Yemen’s Houthis fired missiles at Saudi Arabia yesterday, the first real breach of a truce that’s held, more or less, for four years. Notable on its own. More notable is why: Saudi Arabia struck the runway at Sanaa’s airport to stop an Iranian plane from landing, and the Houthis retaliated for that strike, not for anything Saudi Arabia has actually done in Yemen lately. Trace it back and the real cause is the fight over Hormuz. A shipping-lane standoff between two countries found a side door into a completely different war, one quiet enough that it had stopped making the news at all.
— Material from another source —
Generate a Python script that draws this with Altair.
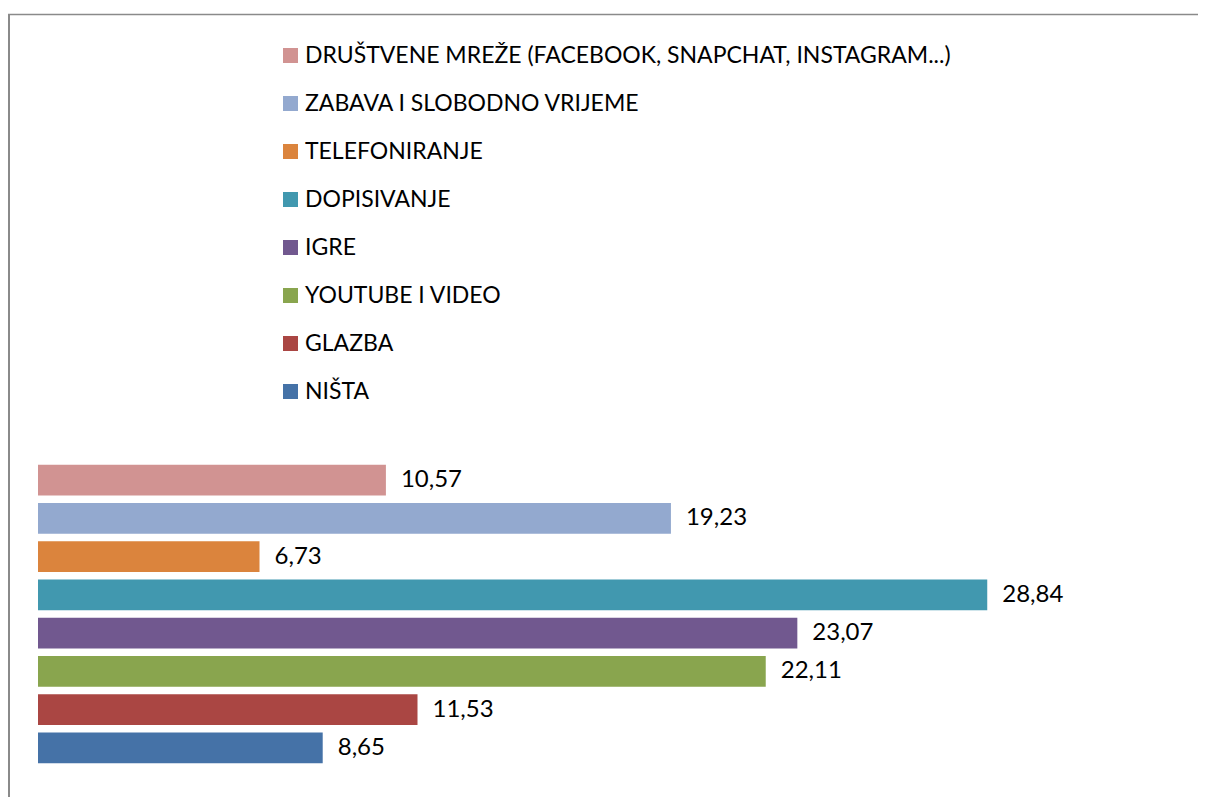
import altair as alt
import pandas as pd

categories = [
    "DRUŠTVENE MREŽE (FACEBOOK, SNAPCHAT, INSTAGRAM...)",
    "ZABAVA I SLOBODNO VRIJEME",
    "TELEFONIRANJE",
    "DOPISIVANJE",
    "IGRE",
    "YOUTUBE I VIDEO",
    "GLAZBA",
    "NIŠTA",
]
values = [10.57, 19.23, 6.73, 28.84, 23.07, 22.11, 11.53, 8.65]
colors = ["#D19392", "#93A9CF", "#DB843D", "#4198AF", "#71588F", "#89A54E", "#AA4643", "#4572A7"]

df = pd.DataFrame({"category": categories, "value": values})
df["label"] = [f"{v:.2f}".replace(".", ",") for v in values]

W = 1152
H = 306
FONT = "Lato"

x = alt.X("value:Q", scale=alt.Scale(domain=[0, 35], nice=False, zero=True), axis=None)
y = alt.Y("category:N", sort=categories,
          scale=alt.Scale(paddingInner=0.19, paddingOuter=0.095), axis=None)

bars = alt.Chart(df).mark_bar().encode(
    x=x,
    y=y,
    color=alt.Color(
        "category:N",
        scale=alt.Scale(domain=categories, range=colors),
        legend=alt.Legend(
            orient="none",
            legendX=241,
            legendY=-417,
            padding=0,
            title=None,
            direction="vertical",
            symbolType="square",
            symbolSize=225,
            symbolStrokeWidth=0,
            symbolOpacity=1,
            labelFont=FONT,
            labelFontSize=23,
            labelColor="#000000",
            labelOffset=3,
            labelLimit=2000,
            rowPadding=24,
        ),
    ),
)

text = alt.Chart(df).mark_text(
    align="left", baseline="middle", dx=15, font=FONT, fontSize=24, color="#000000"
).encode(x=x, y=y, text="label:N")

dummy = pd.DataFrame({"a": [0]})
top_line = alt.Chart(dummy).mark_rule(color="#8A8A8A", strokeWidth=1.5).encode(
    x=alt.value(-30), x2=alt.value(W + 30), y=alt.value(-446.5)
)
left_line = alt.Chart(dummy).mark_rule(color="#8A8A8A", strokeWidth=2).encode(
    x=alt.value(-29), y=alt.value(-447), y2=alt.value(H + 40)
)

chart = alt.layer(top_line, left_line, bars, text).properties(
    width=W,
    height=H,
    autosize=alt.AutoSizeParams(type="none"),
    padding={"left": 30, "top": 453, "right": 8, "bottom": 30},
    background="white",
).configure_view(stroke=None)

chart.save("out.html", embed_options={"renderer": "svg", "actions": False})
That’s the part of these flare-ups that’s easy to miss if you’re only watching the main event. A regional crisis doesn’t stay contained to its own corridor. It goes looking for every old fault line nearby to see which ones still hold. Yemen’s, it turns out, didn’t.

Meanwhile in Hungary, a much slower kind of consequence. Parliament voted out President Tamás Sulyok, an Orbán loyalist, three months after Orbán himself lost power. No strikes, no missiles, just a procedural vote nobody outside Budapest will remember by Friday. It’s the unglamorous back half of a political defeat, the part where you clean the furniture out after the movers have already gone. Somehow that’s both less dramatic and more permanent than anything happening over the Gulf right now.

Two different clocks running on the same kind of story: what gets shaken loose once the main event is over.